## DATA PROVIDED
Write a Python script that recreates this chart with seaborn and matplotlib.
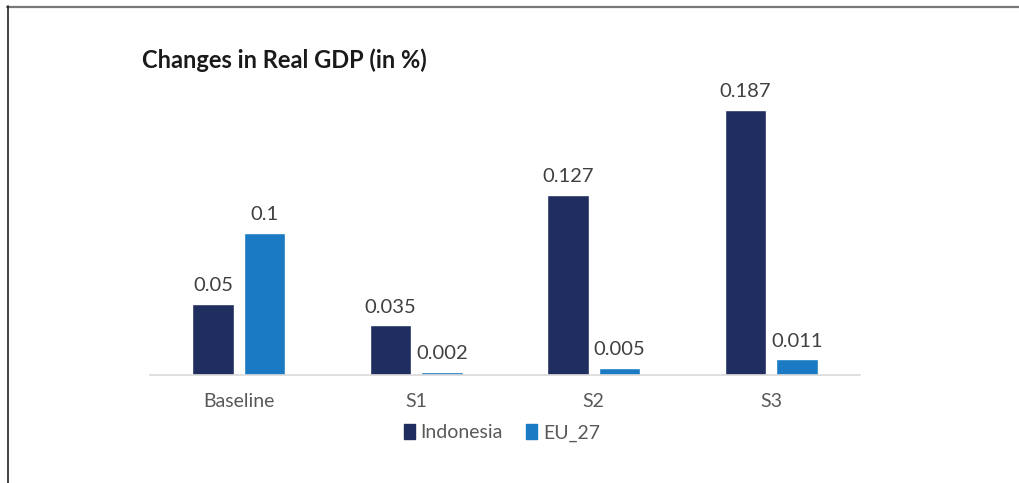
import matplotlib
matplotlib.use("Agg")
import matplotlib.pyplot as plt
from matplotlib.lines import Line2D
import seaborn as sns
import pandas as pd

# Real GDP change by scenario
scenarios = ["Baseline", "S1", "S2", "S3"]
indonesia = [0.05, 0.035, 0.127, 0.187]
eu_27 = [0.1, 0.002, 0.005, 0.011]
series_names = ["Indonesia", "EU_27"]
label_text = {"Indonesia": ["0.05", "0.035", "0.127", "0.187"],
              "EU_27": ["0.1", "0.002", "0.005", "0.011"]}

df = pd.DataFrame({
    "scenario": scenarios * 2,
    "value": indonesia + eu_27,
    "series": [series_names[0]] * len(scenarios) + [series_names[1]] * len(scenarios),
})

sns.set_theme(style="white")
plt.rcParams["font.family"] = ["Lato", "DejaVu Sans"]

W, H = 1019, 483
fig = plt.figure(figsize=(W / 100, H / 100), dpi=100)
ax = fig.add_axes([150 / W, 1 - 375 / H, 710 / W, (375 - 90) / H])

palette = {"Indonesia": "#1f2d5f", "EU_27": "#1a7ac3"}
sns.barplot(data=df, x="scenario", y="value", hue="series", order=scenarios,
            hue_order=series_names, palette=palette, width=0.58, gap=0.19,
            saturation=1, legend=False, ax=ax)

ax.set_xlim(-0.5, 3.5)
ax.set_ylim(0, 0.201)
for name, cont in zip(series_names, ax.containers):
    ax.bar_label(cont, labels=label_text[name], padding=7, fontsize=14.5,
                 color="#404040")

for s in ["top", "right", "left"]:
    ax.spines[s].set_visible(False)
ax.spines["bottom"].set_color("#d9d9d9")
ax.spines["bottom"].set_linewidth(1.2)
ax.set_yticks([])
ax.set_xlabel("")
ax.set_ylabel("")
ax.tick_params(axis="x", length=0, pad=13, labelsize=14, labelcolor="#595959")

# Legend below the categories
handles = [plt.Rectangle((0, 0), 1, 1, color=palette[n]) for n in series_names]
fig.legend(handles, series_names, loc="center", bbox_to_anchor=(502 / W, 1 - 433 / H),
           ncol=2, frameon=False, fontsize=14, handlelength=0.55, handleheight=0.8,
           handletextpad=0.3, columnspacing=1.2, labelcolor="#595959")

fig.text(142 / W, 1 - 60 / H, "Changes in Real GDP (in %)", fontsize=17,
         fontweight="bold", color="#1a1a1a", va="center", ha="left")

# Frame edges at top and left
fig.add_artist(Line2D([7 / W, 1], [1 - 6.5 / H, 1 - 6.5 / H], color="#777777", lw=1.6))
fig.add_artist(Line2D([8 / W, 8 / W], [0, 1 - 6 / H], color="#222222", lw=1.2))

fig.savefig("out.png", dpi=100)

## EXERCISE PROMPT
Copy exactly the lines running from the beginning of the listing through the line that has "import pandas as pd". Drop the pictures.

## COMPLETED TASK
Write a Python script that recreates this chart with seaborn and matplotlib.
import matplotlib
matplotlib.use("Agg")
import matplotlib.pyplot as plt
from matplotlib.lines import Line2D
import seaborn as sns
import pandas as pd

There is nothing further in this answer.